With one out, nobody on, and the non-shifting White Sox infield playing deep enough to prompt calls for sending a search party out to find them, the lefthanded Wade saw enough delicious open real estate to push a bunt to the left side, just enough to the middle to keep third baseman Yoan Moncada from doing anything more than grabbing the ball on the run in.

No wasted out. Nothing but a versatile enough utility infielder, who inclines toward hitting line drives (he has four doubles out of 24 hits this season), not feeling he was going to get something to hit on a line, seeing a free gift and pouncing on it before the supply expired.

Then, Wade stole second while LeMahieu occupied himself with working his way into a walk. Then, a ground out pushing second and third and Judge accepting a walk from White Sox speed reliever Michael Kopech after opening with strike one but seeing four straight balls, including a ball four which should have been called strike two.

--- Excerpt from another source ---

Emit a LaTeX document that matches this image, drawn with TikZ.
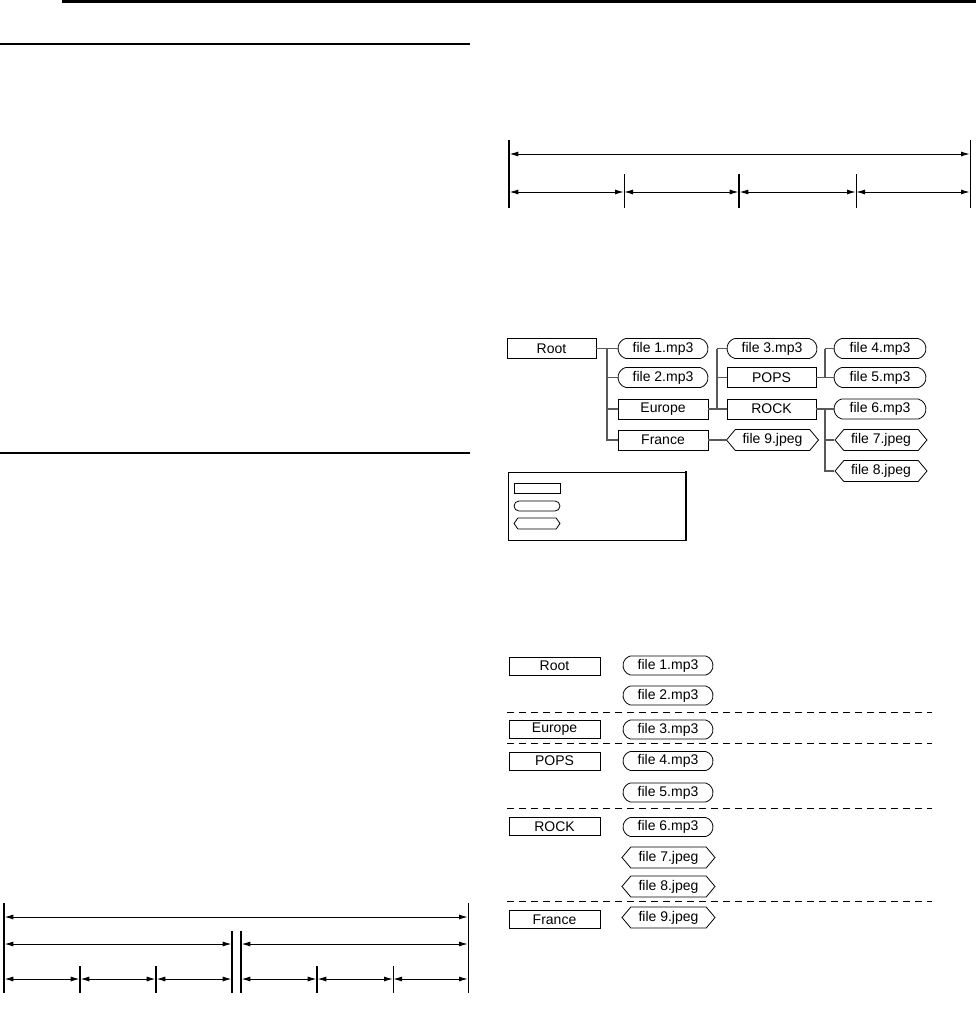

No matter, far as the White Sox were concerned. Up stepped Gallo, flashing his usual all-or-nothing style at the plate, swinging mightily enough but whacking a pitch a little up out to shortstop to force Judge for the side.

From the moment Lynn started the game with ball one to LeMahieu and LeMahieu nailed the first major league base hit in Iowa baseball history, to the moment Anderson sent everyone home with his corn ball, the game told the hype to take a shower. Even if the live Fox Sports telecast referenced Field of Dreams to a fare-thee-well.

“I knew it wasn’t over,” Anderson said post-game. “The game’s never over. And once Britton walked (Zavala), I knew there was a chance to start something real dope.” So he finished something real dope with something as dope as it gets. In the immortal words of Hall of Fame baseball writer Jayson Stark, “Because . . . baseball!